Options Basics
Options are financial instruments that provide flexibility in almost any investment situation.
Options give you options by providing the ability to tailor your position to your situation.
- You can protect stock holdings from a decline in market price.
- You can increase income against current stock holdings.
- You can prepare to buy stock at a lower price.
- You can position yourself for a big market move, even when you don't know which way prices will move.
- You can benefit from a stock price's rise or fall without buying the stock outright.
The following information provides the basic terms and descriptions for standardized equity options.
Describing Equity Options
- An equity option is a contract that conveys to its holder the right, but not the obligation, to buy (in the case of a call) or sell (in the case of a put) shares of the underlying security at a specified price (the strike price) on or before a given date (expiration day). After this given date, the option ceases to exist. The seller of an option is, in turn, obligated to sell (in the case of a call) or buy (in the case of a put) the shares to (or from) the buyer of the option at the specified price upon the buyer's request.

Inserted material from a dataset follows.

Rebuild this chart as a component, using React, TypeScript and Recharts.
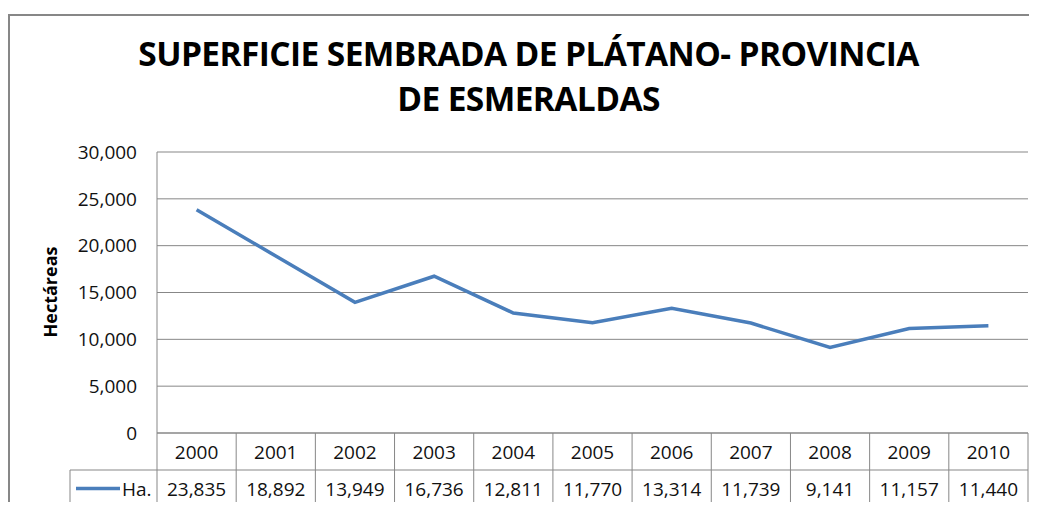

- Equity option contracts usually represent 100 shares of the underlying stock.
- Strike prices (or exercise prices) is the purchase price (in the case of of a long call) or sell price (in the case of a long put) by the option holder upon exercise of the option contract.

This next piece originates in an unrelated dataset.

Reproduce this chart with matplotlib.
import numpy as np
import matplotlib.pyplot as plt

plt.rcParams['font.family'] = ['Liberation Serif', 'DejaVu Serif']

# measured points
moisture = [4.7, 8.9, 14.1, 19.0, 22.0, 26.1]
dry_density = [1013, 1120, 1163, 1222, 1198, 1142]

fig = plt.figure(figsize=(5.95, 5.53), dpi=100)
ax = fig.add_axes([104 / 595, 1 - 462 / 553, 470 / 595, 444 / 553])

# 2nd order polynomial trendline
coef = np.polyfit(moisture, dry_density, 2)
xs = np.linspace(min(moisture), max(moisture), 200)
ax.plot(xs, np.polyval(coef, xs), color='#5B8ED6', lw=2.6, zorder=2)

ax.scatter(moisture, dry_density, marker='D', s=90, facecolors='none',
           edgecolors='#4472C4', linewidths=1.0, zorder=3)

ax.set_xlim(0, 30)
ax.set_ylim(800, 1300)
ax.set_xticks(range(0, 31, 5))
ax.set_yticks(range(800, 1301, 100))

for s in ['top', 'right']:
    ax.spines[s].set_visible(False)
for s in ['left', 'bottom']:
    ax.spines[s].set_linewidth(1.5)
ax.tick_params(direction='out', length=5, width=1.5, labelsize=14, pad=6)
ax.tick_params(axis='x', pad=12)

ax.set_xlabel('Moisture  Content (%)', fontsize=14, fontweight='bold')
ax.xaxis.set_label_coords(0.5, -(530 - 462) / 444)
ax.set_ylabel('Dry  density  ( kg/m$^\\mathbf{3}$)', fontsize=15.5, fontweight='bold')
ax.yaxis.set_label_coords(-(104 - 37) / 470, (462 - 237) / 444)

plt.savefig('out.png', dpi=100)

- Equity option strike prices are listed in increments of .5, 1, 2.5, 5 or 10 points, depending on their price level.
- Adjustments to an equity option contract's size, deliverable and/or strike price may be made to account for stock splits or mergers.
- Generally, at any given time, you can purchase a particular equity option with one of at least four expiration dates.
- Equity option holders do not enjoy the rights due stockholders (e.g., voting rights, regular cash or special dividends). A call holder must exercise the option and take ownership of underlying shares to be eligible for these rights.
- Buyers and sellers set option prices in the exchange markets. All trading is conducted in the competitive manner of an auction market.
Calls and Puts
The two types of equity options are calls and puts.
A call option gives its holder the right to buy 100 shares of the underlying security at the strike price, anytime before the option's expiration date. The writer (or seller) of the option has the obligation to sell the shares.
The opposite of a call option is a put option, which gives its holder the right to sell 100 shares of the underlying security at the strike price, anytime before the option's expiration date. The writer (or seller) of the option has the obligation to buy the shares.
Holder (Buyer) | Writer (Seller) | |
Call Option | Right to buy | Obligation to sell |
Put Option | Right to sell | Obligation to buy |
The Options Premium
An option's price is called the premium and is priced at a per share basis. The option holder’s potential loss is limited to the initial premium paid for the contract. Alternately, the writer collects the premium and has theoretically unlimited loss potential for a call option and substantial loss potential for a put option.
Investors can use put and call option contracts to take a position in a market using limited capital. The initial investment is limited to the price of the premium.
Investors can also use put and call option contracts to actively hedge against market risk. Investors can purchase a put as insurance to protect a stock holding against an unfavorable market move while maintaining stock ownership while calls can be purchased either as a stock substitute or sold to cap upside gains while providing premium income to the investor.
Underlying Security
The underlying security (such as OICX Corporation) is the instrument that an option writer must deliver (in the case of call) or purchase (in the case of a put) upon assignment of an exercise notice by an option contract holder.
Expiration Friday
Most equity options that expire in a given month usually expire on the third Friday of the month. Therefore, this third Friday is the last trading day for all standard expiring equity options.
If there is an exchange holiday that falls on a Friday, expiration is then moved to the Thursday immediately preceding this holiday.
Many products now offer short-term options with weekly expirations, so investors should know the exact contract terms, including expiration dates, for all contracts they trade.
After the option's expiration date, the contract ceases to exist. At that point, the owner of the option who does not exercise the contract has no right and the seller has no obligations as previously conveyed by the contract.